As a part of the minority you retain your dignity by remembering your people’s history and culture. But can you manage to do that while also adopting and complying with the strict rules of the society you live in?

Keywords: Memory – Identity – Social drama

The game is set in an alternate version of the 19th century, recognizable but a dark mirror. A new priestess of Alfather, the god of the Majority, comes to the provincial town of Bulwark, and life starts to get more difficult for the Minority. Not only are they met with demands and humiliations, they must also struggle to hold on to who they are, as opposed to the Majority’s view of them. Does the prejudice get under their skin? And can they maintain friendships with Majority members? It is up to the players.

The Gates of Remembrance is a mnemotechnic exercise that the Minority use to store their tradition. The players actually learn the exercise, and outcomes in the game are decided by the ability of the players to remember. The PLAYER CHARACTERS will be crushed by demands and stereotypes unless the PLAYERS dig deep into their minds. You don’t have to be a memory master to play – bad outcomes make for good stories too.

4 hours
4 players

Long Description

The Gates of Remembrance

In the eyes of the Majority, the Minority are greedy drunkards – ridiculous and unworthy; everything that the Majority can agree that they themselves are not. In their own eyes, the Minority (they call themselves the Folk) in their exile are the guardians of a proud tradition and hopes of prosperity. The Gates of Remembrance is a mnemotechnic exercise that the Folk use to keep their traditions. When the Majority take out their contempt on the Folk, the Gates become a fortress against loss of dignity and identity. The main characters of the game are four members of the Folk in the town of Bulwark who are tasked with guarding the tradition in the coming generation. The game takes place in an alternate version of the early 19th century.

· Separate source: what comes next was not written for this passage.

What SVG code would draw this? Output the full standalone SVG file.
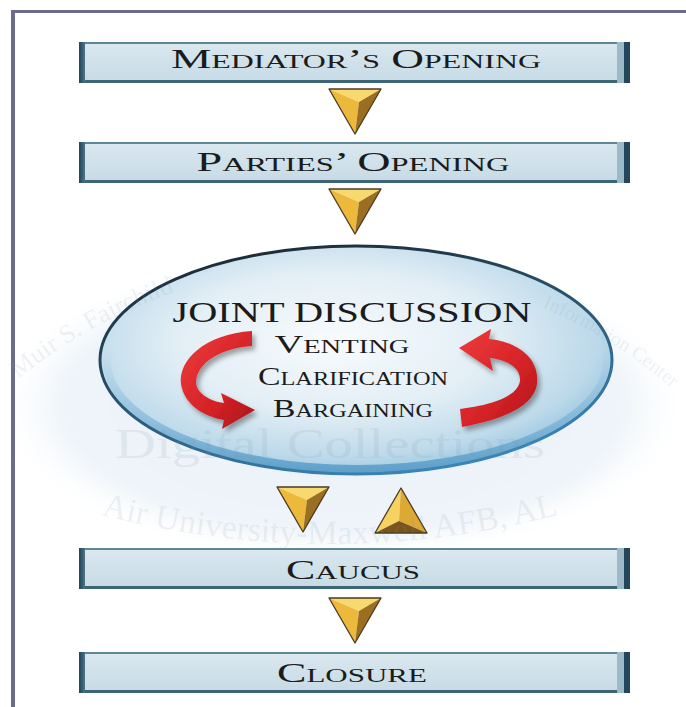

The Gates of Remembrance is about identity, both for individuals and for groups, and it is about trying to get coexistence to work, maintaining human connections across group boundaries. It is drama about dealing with demands both reasonable and unreasonable, and it is about the consequences of failing. The unusual thing about the game is that in the meat of the game, the challenge scenes, the outcomes are decided by the actual ability of players to remember, and by what they choose to make of their successes and failures. This demand that they perform puts a pressure on the players that is a hint of the pressures that the player characters face – plot concerns and dramatic choices are relevant, but the hard basis is the ability of the players to answer questions. Both success and failure, coexistence and resistance, have interesting and dramatic consequences, so it will still be a good story if people can't remember, but it will be a different story from the one that would grow from remembrance.